Show us your basic skills! (P.S. There are 4 ways to solve this, are you willing to try them all?)

Provided Files

$ file baby 
baby: ELF 64-bit LSB pie executable, x86-64, version 1 (SYSV), dynamically linked, interpreter /lib64/ld-linux-x86-64.so.2, BuildID[sha1]=25adc53b89f781335a27bf1b81f5c4cb74581022, for GNU/Linux 3.2.0, not stripped

Solution

Running baby, we find that we need the right key to get to the next step:

$ ./baby 
Insert key: 
1
Try again later.

Running strings on the binary, we notice an alphanumeric string after Insert Key: which may be the key we need:

$ strings baby
<SNIP>
[]A\A]A^A_
Dont run `strings` on this challenge, that is not the way!!!!
Insert key: 
abcde122313
Try again later.
<SNIP>

Running ltrace on the binary gives us confirmation of that.

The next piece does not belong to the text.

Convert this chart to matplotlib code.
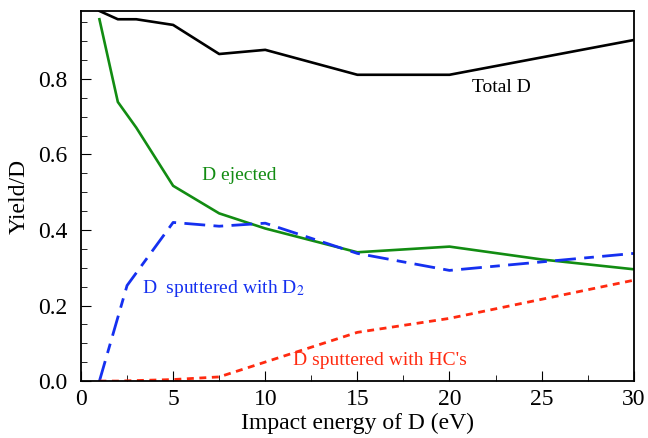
import matplotlib
matplotlib.use('Agg')
import matplotlib.pyplot as plt
from matplotlib.ticker import MultipleLocator, FormatStrFormatter

plt.rcParams['font.family'] = ['Liberation Serif', 'DejaVu Serif']
plt.rcParams['mathtext.fontset'] = 'stix'
plt.rcParams['lines.scale_dashes'] = False

# impact energy (eV)
energy = [1, 2, 3, 5, 7.5, 10, 15, 20, 30]
total_d = [0.98, 0.958, 0.958, 0.943, 0.866, 0.877, 0.811, 0.811, 0.903]

energy_ej = [1, 2, 3, 5, 7.5, 10, 15, 20, 25, 30]
d_ejected = [0.958, 0.739, 0.671, 0.517, 0.444, 0.404, 0.341, 0.356, 0.322, 0.296]

energy_d2 = [1, 2.5, 5, 7.5, 10, 15, 20, 30]
d_sput_d2 = [0.0, 0.253, 0.42, 0.41, 0.418, 0.338, 0.293, 0.338]

energy_hc = [1, 2, 5, 7.5, 15, 20, 30]
d_sput_hc = [0.0, 0.0, 0.004, 0.011, 0.129, 0.166, 0.267]

fig = plt.figure(figsize=(6.48, 4.38), dpi=100)
ax = fig.add_axes([0.125, 0.130, 0.853, 0.845])

ax.plot(energy, total_d, color='black', lw=1.9)
ax.plot(energy_ej, d_ejected, color='#128c12', lw=1.9)
ax.plot(energy_d2, d_sput_d2, color='#1530f0', lw=2.0, dashes=(15, 6, 7, 6))
ax.plot(energy_hc, d_sput_hc, color='#ff2a10', lw=2.0, dashes=(5, 4))

ax.text(22.8, 0.776, 'Total D', color='black', fontsize=14, ha='center', va='center')
ax.text(8.6, 0.544, 'D ejected', color='#128c12', fontsize=14, ha='center', va='center')
ax.text(7.7, 0.245, r'D  sputtered with D$_2$', color='#1530f0', fontsize=14, ha='center', va='center')
ax.text(16.2, 0.055, "D sputtered with HC's", color='#ff2a10', fontsize=14, ha='center', va='center')

ax.set_xlim(0, 30)
ax.set_ylim(0, 0.98)
ax.xaxis.set_major_locator(MultipleLocator(5))
ax.xaxis.set_minor_locator(MultipleLocator(2.5))
ax.yaxis.set_major_locator(MultipleLocator(0.2))
ax.yaxis.set_minor_locator(MultipleLocator(0.05))
ax.yaxis.set_major_formatter(FormatStrFormatter('%.1f'))
ax.tick_params(which='both', direction='in', top=False, right=False, labelsize=17)
ax.tick_params(which='major', length=7)
ax.tick_params(which='minor', length=4)
ax.tick_params(axis='x', pad=6)
ax.tick_params(axis='y', pad=10)
for s in ax.spines.values():
    s.set_linewidth(1.3)

ax.set_xlabel('Impact energy of D (eV)', fontsize=17, labelpad=2)
ax.set_ylabel('Yield/D', fontsize=17, labelpad=6)

fig.savefig('out.png', dpi=100)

There is a string compare between what we input in the program and the string "abcde122313":

$ ltrace ./baby
puts("Insert key: "Insert key: 
)                                                        = 13
fgets(1
"1\n", 20, 0x7f69ed3f4a80)                                            = 0x7ffc65fdb130
strcmp("1\n", "abcde122313\n")                                              = -48
puts("Try again later."Try again later.
)                                                    = 17
+++ exited (status 0) +++

Using the key we found, we can get the flag:

$ ./baby
Insert key: 
abcde122313
HTB{B4B***********_EZ}